_Given information:_
** START **
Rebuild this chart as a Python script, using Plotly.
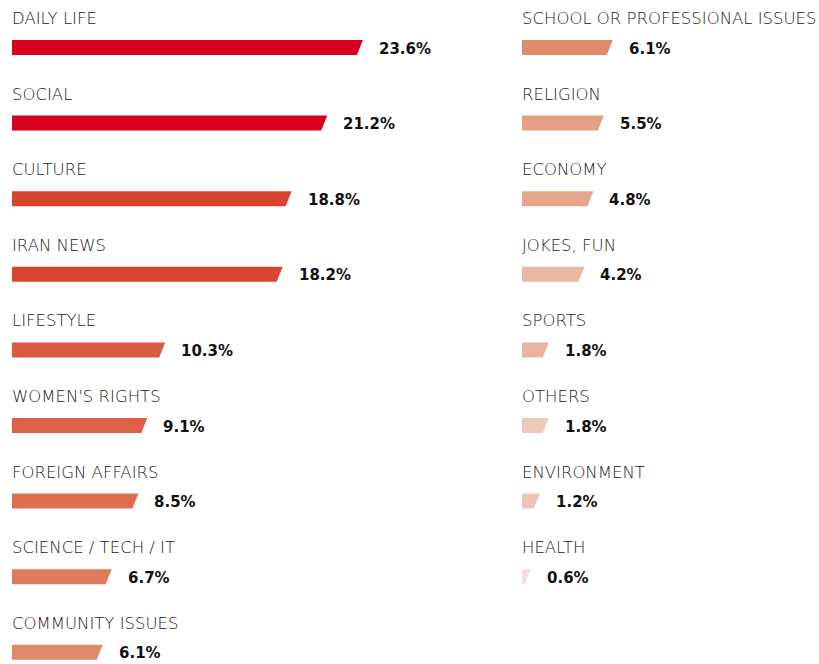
import plotly.graph_objects as go

left_categories = ["DAILY LIFE", "SOCIAL", "CULTURE", "IRAN NEWS", "LIFESTYLE",
                   "WOMEN'S RIGHTS", "FOREIGN AFFAIRS", "SCIENCE / TECH / IT", "COMMUNITY ISSUES"]
left_values = [23.6, 21.2, 18.8, 18.2, 10.3, 9.1, 8.5, 6.7, 6.1]
left_colors = ["#D7001F", "#D7001F", "#D94430", "#DA4532", "#DC5A40",
               "#DE6045", "#DF6E50", "#E07A5C", "#E08A6C"]

right_categories = ["SCHOOL OR PROFESSIONAL ISSUES", "RELIGION", "ECONOMY", "JOKES, FUN",
                    "SPORTS", "OTHERS", "ENVIRONMENT", "HEALTH"]
right_values = [6.1, 5.5, 4.8, 4.2, 1.8, 1.8, 1.2, 0.6]
right_colors = ["#E08A6C", "#E49F85", "#E6A68C", "#E8B9A2", "#E7B49D",
                "#ECC9BA", "#EAC6B7", "#EFE2DA"]

W, H = 819, 664
PX_PER_PCT = 14.87
ROW_PX = 75.6
FIRST_BAR_PX = 47.5
BAR_H_PX = 15
SLANT_PX = 6

left_x0, right_x0 = 12, 522
left_range = 30.0
right_range = 19.0

ymin = -FIRST_BAR_PX / ROW_PX
ymax = (H - FIRST_BAR_PX) / ROW_PX
h = BAR_H_PX / 2 / ROW_PX
slant = SLANT_PX / PX_PER_PCT

LABEL_FONT = dict(family="DejaVu Sans, sans-serif", size=16.5, color="#222222", weight=300)
VALUE_FONT = dict(family="DejaVu Sans, sans-serif", size=15, color="#111111", weight="bold")

fig = go.Figure()
annotations = []


def add_column(cats, vals, cols, xref):
    for i, (c, v, col) in enumerate(zip(cats, vals, cols)):
        fig.add_trace(go.Scatter(
            x=[0, v, v - slant, 0, 0],
            y=[i - h, i - h, i + h, i + h, i - h],
            fill="toself", fillcolor=col, mode="lines",
            line=dict(width=0, color=col), hoverinfo="skip", showlegend=False,
            xaxis=xref, yaxis="y",
        ))
        annotations.append(dict(
            x=0, y=i, xref=xref, yref="y", text=c, showarrow=False,
            xanchor="left", yanchor="middle", yshift=29, xshift=-2,
            font=LABEL_FONT,
        ))
        annotations.append(dict(
            x=v, y=i, xref=xref, yref="y", text=f"{v:.1f}%", showarrow=False,
            xanchor="left", yanchor="middle", xshift=14, yshift=-1,
            font=VALUE_FONT,
        ))


add_column(left_categories, left_values, left_colors, "x")
add_column(right_categories, right_values, right_colors, "x2")

fig.update_layout(
    width=W, height=H,
    margin=dict(l=0, r=0, t=0, b=0),
    paper_bgcolor="white", plot_bgcolor="white",
    xaxis=dict(domain=[left_x0 / W, (left_x0 + left_range * PX_PER_PCT) / W],
               range=[0, left_range], visible=False, fixedrange=True),
    xaxis2=dict(domain=[right_x0 / W, min(1.0, (right_x0 + right_range * PX_PER_PCT) / W)],
                range=[0, right_range], visible=False, fixedrange=True),
    yaxis=dict(range=[ymax, ymin], visible=False, fixedrange=True),
    annotations=annotations,
)

fig.write_html(
    "out.html",
    config={"displayModeBar": False},
    post_script="document.body.style.margin='0';document.body.style.overflow='hidden';",
)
** END **
_To be done:_ Word for word, quote the full listing, omitting every picture.

_Task answer:_
Rebuild this chart as a Python script, using Plotly.
import plotly.graph_objects as go

left_categories = ["DAILY LIFE", "SOCIAL", "CULTURE", "IRAN NEWS", "LIFESTYLE",
                   "WOMEN'S RIGHTS", "FOREIGN AFFAIRS", "SCIENCE / TECH / IT", "COMMUNITY ISSUES"]
left_values = [23.6, 21.2, 18.8, 18.2, 10.3, 9.1, 8.5, 6.7, 6.1]
left_colors = ["#D7001F", "#D7001F", "#D94430", "#DA4532", "#DC5A40",
               "#DE6045", "#DF6E50", "#E07A5C", "#E08A6C"]

right_categories = ["SCHOOL OR PROFESSIONAL ISSUES", "RELIGION", "ECONOMY", "JOKES, FUN",
                    "SPORTS", "OTHERS", "ENVIRONMENT", "HEALTH"]
right_values = [6.1, 5.5, 4.8, 4.2, 1.8, 1.8, 1.2, 0.6]
right_colors = ["#E08A6C", "#E49F85", "#E6A68C", "#E8B9A2", "#E7B49D",
                "#ECC9BA", "#EAC6B7", "#EFE2DA"]

W, H = 819, 664
PX_PER_PCT = 14.87
ROW_PX = 75.6
FIRST_BAR_PX = 47.5
BAR_H_PX = 15
SLANT_PX = 6

left_x0, right_x0 = 12, 522
left_range = 30.0
right_range = 19.0

ymin = -FIRST_BAR_PX / ROW_PX
ymax = (H - FIRST_BAR_PX) / ROW_PX
h = BAR_H_PX / 2 / ROW_PX
slant = SLANT_PX / PX_PER_PCT

LABEL_FONT = dict(family="DejaVu Sans, sans-serif", size=16.5, color="#222222", weight=300)
VALUE_FONT = dict(family="DejaVu Sans, sans-serif", size=15, color="#111111", weight="bold")

fig = go.Figure()
annotations = []


def add_column(cats, vals, cols, xref):
    for i, (c, v, col) in enumerate(zip(cats, vals, cols)):
        fig.add_trace(go.Scatter(
            x=[0, v, v - slant, 0, 0],
            y=[i - h, i - h, i + h, i + h, i - h],
            fill="toself", fillcolor=col, mode="lines",
            line=dict(width=0, color=col), hoverinfo="skip", showlegend=False,
            xaxis=xref, yaxis="y",
        ))
        annotations.append(dict(
            x=0, y=i, xref=xref, yref="y", text=c, showarrow=False,
            xanchor="left", yanchor="middle", yshift=29, xshift=-2,
            font=LABEL_FONT,
        ))
        annotations.append(dict(
            x=v, y=i, xref=xref, yref="y", text=f"{v:.1f}%", showarrow=False,
            xanchor="left", yanchor="middle", xshift=14, yshift=-1,
            font=VALUE_FONT,
        ))


add_column(left_categories, left_values, left_colors, "x")
add_column(right_categories, right_values, right_colors, "x2")

fig.update_layout(
    width=W, height=H,
    margin=dict(l=0, r=0, t=0, b=0),
    paper_bgcolor="white", plot_bgcolor="white",
    xaxis=dict(domain=[left_x0 / W, (left_x0 + left_range * PX_PER_PCT) / W],
               range=[0, left_range], visible=False, fixedrange=True),
    xaxis2=dict(domain=[right_x0 / W, min(1.0, (right_x0 + right_range * PX_PER_PCT) / W)],
                range=[0, right_range], visible=False, fixedrange=True),
    yaxis=dict(range=[ymax, ymin], visible=False, fixedrange=True),
    annotations=annotations,
)

fig.write_html(
    "out.html",
    config={"displayModeBar": False},
    post_script="document.body.style.margin='0';document.body.style.overflow='hidden';",
)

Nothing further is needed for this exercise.